From: sanam1 on
Hi. What are the alternatives we have to cross-correllation ?
If I want to find degree to similarity between two sampled signals what
options do I have besides doing the obvious correlation??

Thanks in advance


From: maury on
On Mar 22, 2:44 pm, "sanam1" <sanamsingh(a)n_o_s_p_a_m.hotmail.com>
wrote:
> Hi. What are the alternatives we have to cross-correllation ?
> If I want to find degree to similarity between two sampled signals what
> options do I have besides doing the obvious correlation??
>
> Thanks in advance

Take a look at the amplitude magnitude difference function
From: Vladimir Vassilevsky on


sanam1 wrote:

> Hi.
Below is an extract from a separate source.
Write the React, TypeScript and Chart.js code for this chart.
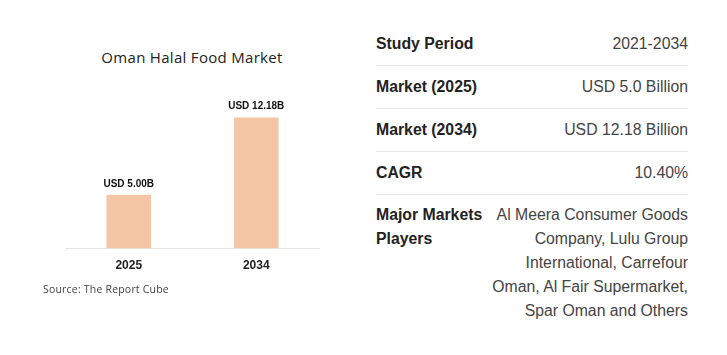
import React, { useEffect, useRef } from "react";
import { Chart, registerables } from "chart.js";

Chart.register(...registerables);

const categories = ["2025", "2034"];
const values = [5.0, 12.18];
const valueLabels = ["USD 5.00B", "USD 12.18B"];
const chartTitle = "Oman Halal Food Market";
const sourceText = "Source: The Report Cube";

const tableRows = [
  { label: "Study Period", value: "2021-2034" },
  { label: "Market (2025)", value: "USD 5.0 Billion" },
  { label: "Market (2034)", value: "USD 12.18 Billion" },
  { label: "CAGR", value: "10.40%" },
];
const playersLabel = ["Major Markets", "Players"];
const playersValue = [
  "Al Meera Consumer Goods",
  "Company, Lulu Group",
  "International, Carrefour",
  "Oman, Al Fair Supermarket,",
  "Spar Oman and Others",
];

const valueLabelPlugin = {
  id: "valueLabels",
  afterDatasetsDraw(chart: any) {
    const ctx = chart.ctx;
    const meta = chart.getDatasetMeta(0);
    ctx.save();
    ctx.font = "bold 10px Arial, 'Liberation Sans', sans-serif";
    ctx.fillStyle = "#111";
    ctx.textAlign = "center";
    ctx.textBaseline = "bottom";
    meta.data.forEach((bar: any, i: number) => {
      ctx.fillText(valueLabels[i], bar.x, bar.y - 6);
    });
    ctx.restore();
  },
};

function BarChart() {
  const ref = useRef<HTMLCanvasElement>(null);
  useEffect(() => {
    if (!ref.current) return;
    const chart = new Chart(ref.current, {
      type: "bar",
      data: {
        labels: categories,
        datasets: [
          {
            data: values,
            backgroundColor: "rgb(245,198,165)",
            barPercentage: 0.35,
            categoryPercentage: 1,
          },
        ],
      },
      options: {
        animation: false,
        responsive: false,
        maintainAspectRatio: false,
        layout: { padding: 0 },
        plugins: {
          legend: { display: false },
          tooltip: { enabled: false },
          title: { display: false },
        },
        scales: {
          x: {
            grid: { display: false, drawTicks: false },
            border: { display: true, color: "#e6e6e6", width: 1 },
            ticks: {
              color: "#222",
              padding: 10,
              font: { family: "Arial, 'Liberation Sans', sans-serif", size: 12, weight: "bold" },
            },
          },
          y: {
            display: false,
            min: 0,
            max: 16.6,
          },
        },
      },
      plugins: [valueLabelPlugin],
    });
    return () => chart.destroy();
  }, []);
  return <canvas ref={ref} width={255} height={213} style={{ display: "block" }} />;
}

export default function App() {
  return (
    <div
      style={{
        position: "relative",
        width: 727,
        height: 355,
        margin: -8,
        background: "#fff",
        overflow: "hidden",
      }}
    >
      <div
        style={{
          position: "absolute",
          left: 42,
          top: 47,
          width: 300,
          textAlign: "center",
          fontFamily: "'Open Sans', sans-serif",
          fontSize: 15,
          fontWeight: 500,
          letterSpacing: 0.3,
          color: "#222",
          lineHeight: "20px",
        }}
      >
        {chartTitle}
      </div>
      <div style={{ position: "absolute", left: 65, top: 70 }}>
        <BarChart />
      </div>
      <div
        style={{
          position: "absolute",
          left: 43,
          top: 282,
          fontFamily: "'Open Sans', sans-serif",
          fontSize: 10.5,
          letterSpacing: 0.2,
          color: "#444",
          lineHeight: "14px",
          whiteSpace: "nowrap",
        }}
      >
        {sourceText}
      </div>
      <div
        style={{
          position: "absolute",
          left: 376,
          top: 23,
          width: 312,
          fontFamily: "Arial, 'Liberation Sans', sans-serif",
          fontSize: 15.8,
          color: "#333",
        }}
      >
        {tableRows.map((r) => (
          <div
            key={r.label}
            style={{
              display: "flex",
              justifyContent: "space-between",
              height: 42,
              lineHeight: "42px",
              borderBottom: "1px solid #e8e8e8",
            }}
          >
            <span style={{ fontWeight: "bold", color: "#222" }}>{r.label}</span>
            <span style={{ color: "#444" }}>{r.value}</span>
          </div>
        ))}
        <div style={{ display: "flex", justifyContent: "space-between", paddingTop: 8, lineHeight: "24px" }}>
          <div style={{ fontWeight: "bold", color: "#222", whiteSpace: "nowrap" }}>
            {playersLabel.map((l) => (
              <div key={l}>{l}</div>
            ))}
          </div>
          <div style={{ textAlign: "right", color: "#444", whiteSpace: "nowrap" }}>
            {playersValue.map((l) => (
              <div key={l}>{l}</div>
            ))}
          </div>
        </div>
      </div>
    </div>
  );
}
What are the alternatives we have to cross-correllation ?
> If I want to find degree to similarity between two sampled signals what
> options do I have besides doing the obvious correlation??

Define "similarity".
Depending on this, there could be infinitely many ways to measure it.

VLV
From: Greg Heath on
On Mar 22, 3:54 pm, maury <maury...(a)core.com> wrote:
> On Mar 22, 2:44 pm, "sanam1" <sanamsingh(a)n_o_s_p_a_m.hotmail.com>
> wrote:
>
> > Hi. What are the alternatives we have to cross-correllation ?
> > If I want to find degree to similarity between two sampled signals what
> > options do I have besides doing the obvious correlation??
>
> > Thanks in advance
>
> Take a look at the amplitude magnitude difference function

Any reasonable alternative measure should be between signals that are
normalized for differences in scale and location.


Hope this helps.

Greg

Gre
From: Clay on
On Mar 22, 3:44 pm, "sanam1" <sanamsingh(a)n_o_s_p_a_m.hotmail.com>
wrote:
> Hi. What are the alternatives we have to cross-correllation ?
> If I want to find degree to similarity between two sampled signals what
> options do I have besides doing the obvious correlation??
>
> Thanks in advance

One way comes free Speech Processing known as dynamic time warping -
it gives a degree of simlarity and allows for distortions in scale.